• _Instructions to follow_: Reproduce the listing exactly and skip over any pictures.

◇ ◇ ◇ ◇

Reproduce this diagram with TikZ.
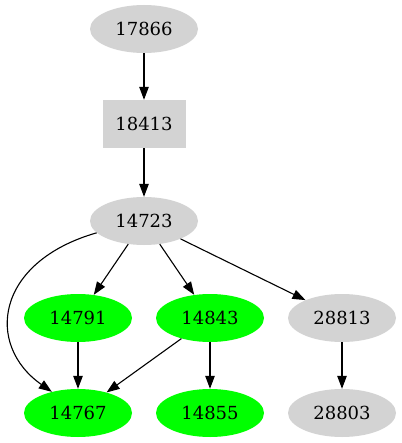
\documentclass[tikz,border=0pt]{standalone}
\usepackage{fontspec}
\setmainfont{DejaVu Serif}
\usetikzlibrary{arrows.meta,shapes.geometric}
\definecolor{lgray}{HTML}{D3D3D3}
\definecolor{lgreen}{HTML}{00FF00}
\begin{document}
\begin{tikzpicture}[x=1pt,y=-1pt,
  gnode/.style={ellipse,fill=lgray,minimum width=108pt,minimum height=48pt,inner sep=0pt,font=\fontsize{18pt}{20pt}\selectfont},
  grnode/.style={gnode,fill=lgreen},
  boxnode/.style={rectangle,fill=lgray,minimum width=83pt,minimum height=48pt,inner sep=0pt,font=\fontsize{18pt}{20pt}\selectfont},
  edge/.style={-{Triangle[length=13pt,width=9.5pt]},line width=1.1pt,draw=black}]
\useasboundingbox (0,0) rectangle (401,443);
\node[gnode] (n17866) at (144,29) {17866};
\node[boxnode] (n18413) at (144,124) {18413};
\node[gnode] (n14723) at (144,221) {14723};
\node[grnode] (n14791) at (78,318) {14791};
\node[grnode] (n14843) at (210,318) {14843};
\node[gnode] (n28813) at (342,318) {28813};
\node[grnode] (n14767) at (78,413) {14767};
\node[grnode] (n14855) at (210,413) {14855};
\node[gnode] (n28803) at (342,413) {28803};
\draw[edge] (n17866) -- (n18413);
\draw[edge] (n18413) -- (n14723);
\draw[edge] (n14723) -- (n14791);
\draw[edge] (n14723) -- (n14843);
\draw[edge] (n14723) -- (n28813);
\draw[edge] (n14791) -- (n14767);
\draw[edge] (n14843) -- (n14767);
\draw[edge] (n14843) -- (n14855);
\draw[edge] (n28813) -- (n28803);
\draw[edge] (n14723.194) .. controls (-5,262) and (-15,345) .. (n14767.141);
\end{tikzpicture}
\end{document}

◇ ◇ ◇ ◇

• _Solution for this task_:
Reproduce this diagram with TikZ.
\documentclass[tikz,border=0pt]{standalone}
\usepackage{fontspec}
\setmainfont{DejaVu Serif}
\usetikzlibrary{arrows.meta,shapes.geometric}
\definecolor{lgray}{HTML}{D3D3D3}
\definecolor{lgreen}{HTML}{00FF00}
\begin{document}
\begin{tikzpicture}[x=1pt,y=-1pt,
  gnode/.style={ellipse,fill=lgray,minimum width=108pt,minimum height=48pt,inner sep=0pt,font=\fontsize{18pt}{20pt}\selectfont},
  grnode/.style={gnode,fill=lgreen},
  boxnode/.style={rectangle,fill=lgray,minimum width=83pt,minimum height=48pt,inner sep=0pt,font=\fontsize{18pt}{20pt}\selectfont},
  edge/.style={-{Triangle[length=13pt,width=9.5pt]},line width=1.1pt,draw=black}]
\useasboundingbox (0,0) rectangle (401,443);
\node[gnode] (n17866) at (144,29) {17866};
\node[boxnode] (n18413) at (144,124) {18413};
\node[gnode] (n14723) at (144,221) {14723};
\node[grnode] (n14791) at (78,318) {14791};
\node[grnode] (n14843) at (210,318) {14843};
\node[gnode] (n28813) at (342,318) {28813};
\node[grnode] (n14767) at (78,413) {14767};
\node[grnode] (n14855) at (210,413) {14855};
\node[gnode] (n28803) at (342,413) {28803};
\draw[edge] (n17866) -- (n18413);
\draw[edge] (n18413) -- (n14723);
\draw[edge] (n14723) -- (n14791);
\draw[edge] (n14723) -- (n14843);
\draw[edge] (n14723) -- (n28813);
\draw[edge] (n14791) -- (n14767);
\draw[edge] (n14843) -- (n14767);
\draw[edge] (n14843) -- (n14855);
\draw[edge] (n28813) -- (n28803);
\draw[edge] (n14723.194) .. controls (-5,262) and (-15,345) .. (n14767.141);
\end{tikzpicture}
\end{document}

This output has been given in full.